Spiritualized — “Ladies and gentlemen we are floating in space

 

Relax in waltz time with this psychedelic space-rock shoegaze gospel classic (and the title track) from Spiritualized’s Ladies and Gentlemen We Are Floating in Space. In a genre known for ear-splitting fuzz guitar, Spiritualized’s third album departs from the shoegaze tradition with gentle keyboards, sweeping orchestral arrangements and the angelic voices of The London Community Gospel Choir.

 

 

 

 

 

Lorde — “Stoned at the Nail Salon

 

Onion ring enthusiast and pop superstar Lorde lives the good life on “Stoned at the Nail Salon,” from her 2021 LP, Solar Power.

 

“I love this life that I have / the vine hanging over the door / and the dog who comes when I call,” she sings over a gently fingerpicked acoustic folk guitar laid down by producer Jack Antonoff.

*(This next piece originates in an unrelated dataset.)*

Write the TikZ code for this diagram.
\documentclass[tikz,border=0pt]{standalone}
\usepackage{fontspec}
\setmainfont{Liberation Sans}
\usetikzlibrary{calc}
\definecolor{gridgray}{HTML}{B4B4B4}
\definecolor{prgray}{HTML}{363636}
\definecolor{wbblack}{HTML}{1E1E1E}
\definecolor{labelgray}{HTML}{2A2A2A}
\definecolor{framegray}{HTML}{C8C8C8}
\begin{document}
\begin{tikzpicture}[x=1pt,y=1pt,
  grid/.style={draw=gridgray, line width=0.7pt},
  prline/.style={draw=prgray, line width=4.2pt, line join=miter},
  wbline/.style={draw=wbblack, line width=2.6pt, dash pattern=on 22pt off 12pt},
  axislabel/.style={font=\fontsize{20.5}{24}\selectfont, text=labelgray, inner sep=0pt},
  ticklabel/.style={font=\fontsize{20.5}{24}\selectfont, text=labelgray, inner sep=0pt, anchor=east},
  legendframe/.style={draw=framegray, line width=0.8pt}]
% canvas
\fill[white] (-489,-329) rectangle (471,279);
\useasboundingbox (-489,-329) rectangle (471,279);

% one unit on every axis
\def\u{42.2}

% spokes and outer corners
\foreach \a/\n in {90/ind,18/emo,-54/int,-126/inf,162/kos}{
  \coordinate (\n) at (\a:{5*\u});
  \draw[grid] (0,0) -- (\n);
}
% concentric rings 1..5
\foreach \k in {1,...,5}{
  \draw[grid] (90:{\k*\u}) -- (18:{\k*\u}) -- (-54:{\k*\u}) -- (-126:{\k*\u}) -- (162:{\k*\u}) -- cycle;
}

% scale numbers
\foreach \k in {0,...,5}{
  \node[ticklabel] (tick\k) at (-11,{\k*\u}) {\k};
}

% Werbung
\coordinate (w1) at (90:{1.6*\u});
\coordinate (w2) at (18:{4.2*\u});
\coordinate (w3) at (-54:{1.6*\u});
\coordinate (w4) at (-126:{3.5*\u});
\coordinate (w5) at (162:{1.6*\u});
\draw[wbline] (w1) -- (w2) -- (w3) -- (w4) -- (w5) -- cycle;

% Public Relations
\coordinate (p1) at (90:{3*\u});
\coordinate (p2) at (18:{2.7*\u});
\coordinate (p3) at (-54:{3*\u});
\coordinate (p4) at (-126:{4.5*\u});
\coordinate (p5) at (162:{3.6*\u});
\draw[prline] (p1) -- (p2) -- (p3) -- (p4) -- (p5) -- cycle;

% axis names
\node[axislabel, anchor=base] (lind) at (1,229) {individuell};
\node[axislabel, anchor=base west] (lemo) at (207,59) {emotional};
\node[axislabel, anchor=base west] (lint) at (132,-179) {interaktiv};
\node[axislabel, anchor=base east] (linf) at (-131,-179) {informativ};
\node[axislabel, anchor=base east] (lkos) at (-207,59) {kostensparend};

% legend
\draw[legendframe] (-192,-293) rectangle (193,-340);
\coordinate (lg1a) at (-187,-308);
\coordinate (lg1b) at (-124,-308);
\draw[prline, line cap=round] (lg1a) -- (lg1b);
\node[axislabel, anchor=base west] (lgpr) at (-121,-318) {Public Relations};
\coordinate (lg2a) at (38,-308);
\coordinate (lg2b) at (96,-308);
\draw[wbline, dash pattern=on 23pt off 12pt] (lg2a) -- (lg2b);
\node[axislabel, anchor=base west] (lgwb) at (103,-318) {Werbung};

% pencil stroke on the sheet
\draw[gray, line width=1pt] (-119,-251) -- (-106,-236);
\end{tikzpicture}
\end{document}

Whenever you’re flustered this holiday season, just return to this mellow, beachy song and think about sunshine. You’ll get that PS5 next time.

 

 

 

 

 

Angelo Baldamenti — “Audrey’s Dance

 

Don’t you think Black Friday is a little…weird? That’s the vibe we’re getting from this hallucinatory selection from Angelo Badalamenti’s Twin Peaks soundtrack. Pour some coffee “as black as midnight on a moonless night,” grab a piece of cherry pie and sway to the off-kilter, jazzy noir rhythms of “Audrey’s Dance.”

 

 

 

 

 

Cocteau Twins — "Heaven or Las Vegas

 

Getting the best deals on Black Friday is a gamble, so this song must be Heaven. The Cocteau Twins hit the dream-pop jackpot with an ethereal shuffle built around a modified Bo Diddley beat, shimmering guitar arpeggios like snowflakes reflecting in the headlights of a one-way westward-bound u-haul and Elizabeth Frasier’s uplifting neon-lit vocal melody.

 

 

 

 

 

Kurt Vile — “Bassackwards

 

Kurt Vile chills in reverse with a trippy ten-minute psych-folk opus dripping with backwards electric guitar overdubs and easygoing acoustics. Vile’s freewheelin’ stream-of-consciousness verse sounds like autumn porch hangs with old friends.

 

 

 

 

 

Yo La Tengo — “Autumn Sweater

 

Wrapped in layers of percussion and gently humming lo-fi electronic textures, the warm and cozy grooves in Yo La Tengo’s “Autumn Sweater” fit like a...glove. Vintage electric organs and poignant vocals glow atop an evolving backbeat in this indie rock staple from the album I Can Hear the Heart Beating as One—one of Rolling Stone’s updated 2020 picks for their list of the Greatest Albums of All Time.